Friday, December 16, 2005

Occupant: 1600 Pennsylvania Ave NW, Washington DC

Dear Elected One, (Assuming that is how you achieved office)

In that I am not a citizen of your country, but an all-the-while interested observer of US politics, I felt it my responsibility to offer some guidance as to your duties and responsibilities. (You seem to be confused). I will attempt to refrain from making subjective observations and instead, try to restrict my guidance to those documents, letters patent, terms of reference and any pertinent paper napkin musings which may clarify your expected performance for the remainder of your appointment.

I know I speak a different dialect of English than you. Please excuse the difference in our education. I tend to place the letter "U" where you think it unnecessary. Ignore it; it is of no particular importance. Likewise, I do understand your use of "y'all" when addressing someone and "all y'all" when addressing a group. But I digress.

Your first term of reference is the oath (or affirmation) which you swore (or affirmed), as per Article II, Section 1 of the US Constitution. As you can see:

I do solemnly swear (or affirm) that I will faithfully execute the Office of President of the United States, and will to the best of my Ability, preserve, protect and defend the Constitution of the United States

This is directly extracted from the Constitution. Note that nowhere, does it say, "So Help Me God." I know you said it, as did others preceding you, but it's not necessary. According to my research, the only higher power you answer to is the people who managed to successfully operate the voting machines. In fact, you didn't even have to put your hand on the Bible. You could have used, say, the Looney Spoons Cookbook, or nothing at all.

Notice that the oath says you are required to preserve, protect and defend: The Constitution of the United States. Wow. It turns out that it is not just some "goddamned piece of paper". It's your job! Now, I know for the past four years you've been using the line, "It's my job to protect the American people... my primary job." Not according to your terms of reference. In fact, the American people are more than capable of protecting themselves (and you). Look at what they did WITHOUT a president.

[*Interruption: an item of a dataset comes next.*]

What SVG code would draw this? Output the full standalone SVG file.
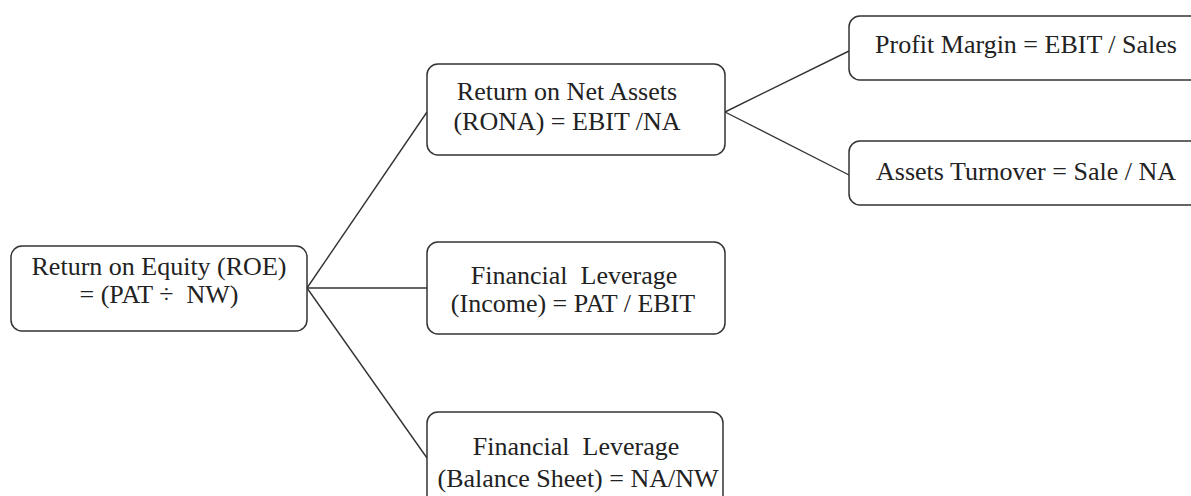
<svg xmlns="http://www.w3.org/2000/svg" width="1191" height="496" viewBox="0 0 1191 496">
<style>
.box{fill:#fff;stroke:#333;stroke-width:1.5}
.t{font-family:"Liberation Serif","Times New Roman",serif;font-size:26px;fill:#222;text-anchor:middle;white-space:pre}
.c{stroke:#333;stroke-width:1.4;fill:none}
</style>
<rect width="1191" height="496" fill="#fff"/>
<g id="connectors">
<line class="c" x1="307" y1="288" x2="427" y2="112"/>
<line class="c" x1="307" y1="288" x2="427" y2="288"/>
<line class="c" x1="307" y1="288" x2="427" y2="458"/>
<line class="c" x1="725" y1="112" x2="849" y2="51"/>
<line class="c" x1="725" y1="112" x2="849" y2="175"/>
</g>
<g id="roe">
<rect class="box" x="11" y="246" width="296" height="85" rx="11"/>
<text class="t" x="159" y="275">Return on Equity (ROE)</text>
<text class="t" x="159" y="303" xml:space="preserve">= (PAT ÷  NW)</text>
</g>
<g id="rona">
<rect class="box" x="427" y="64" width="298" height="91" rx="11"/>
<text class="t" x="567" y="100">Return on Net Assets</text>
<text class="t" x="567" y="130">(RONA) = EBIT /NA</text>
</g>
<g id="profit">
<rect class="box" x="849" y="16" width="360" height="64" rx="11"/>
<text class="t" x="1026" y="53">Profit Margin = EBIT / Sales</text>
</g>
<g id="turnover">
<rect class="box" x="849" y="141" width="360" height="64" rx="11"/>
<text class="t" x="1026" y="180">Assets Turnover = Sale / NA</text>
</g>
<g id="fl-income">
<rect class="box" x="427" y="242" width="298" height="92" rx="11"/>
<text class="t" x="574" y="284" xml:space="preserve">Financial  Leverage</text>
<text class="t" x="573" y="312">(Income) = PAT / EBIT</text>
</g>
<g id="fl-balance">
<rect class="box" x="427" y="412" width="296" height="100" rx="11"/>
<text class="t" x="576" y="455" xml:space="preserve">Financial  Leverage</text>
<text class="t" x="578" y="487">(Balance Sheet) = NA/NW</text>
</g>
</svg>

You may not declare war on anybody. You can ask, but you can't just do it without permission. If you need another war, you have to ask Congress, in accordance with Article I, Section 8 of the Constitution. Don't let that worry you though, because YOU get to be in charge of the army and the navy, (there is no mention of the air force) as Commander-in-Chief.

About the Commander-in-Chief thing. Article II, Section 2 of the Constitution makes you the C-in-C. Be aware that it is the lesser of offices when compared to President of the United States. I notice you call yourself Commander-in-Chief a lot. That's nice, but then people might think someone else is the President... like your deputy. Since your deputy's oath includes the phrase "against all enemies, foreign and domestic" and doesn't include "protect" in reference to the Constitution, he doesn't have as high a calling as you, but he is looking for enemies. Beware the deputy.

You may make treaties with other countries, international organizations, and anyone else who tickles your fancy. The Constitution says so in Article II, Section 2. You do, however require two-thirds of the Senators to concur. (That's roughly 66 of them). It also goes that in order to dispense with a treaty, you pretty much have to go through the same process. Beware of minor deputies suggesting that a modern paradigm has rendered treaty conventions "quaint". Minor deputies are stupid people. You are the intelligent one. That's why THEY are reading the newspapers to YOU.

You should refrain from spying on your fellow citizens. (You are still a citizen, even though you may feel more important and make more money than most of them). I know sometimes you really feel like it, but there's that pesky Constitution again. Yep, the 4th Amendment. You can ask Congress to pass a law that allows spying, but you can't violate the Constitution. I have sent you a small blackboard and some "freedom" chalk, (British, not French). Write, "I will not spy on my fellow citizens without a warrant" 100 times. That will help you remember.

You MAY spy on embassies, foreign diplomats, tourists, etc. That should mitigate the fun you don't get to have spying on Americans. You can plant bugs in the Canadian embassy, for example. By the way, Tim Horton's is a Canadian phenomenom. It has pretty good doughnuts and great coffee. I know the CIA is going to tell you it is a hockey player. That's OLD intelligence. Don't use it. We all know where faulty intelligence gets you. Ignore the Tim Horton's outlets that are appearing in New England. They are of no consequence. Anyway, Wendy's actually owns Tim Horton's and we have Wendy's here. So, we're not really trying to take over New England. Wendy's is.

I know this has been a bit dry, but hang in there. I know you can do it. And oh, that ambassador you sent? That's why I feel you need counsel from outside your borders. You are getting some really crappy advice at home.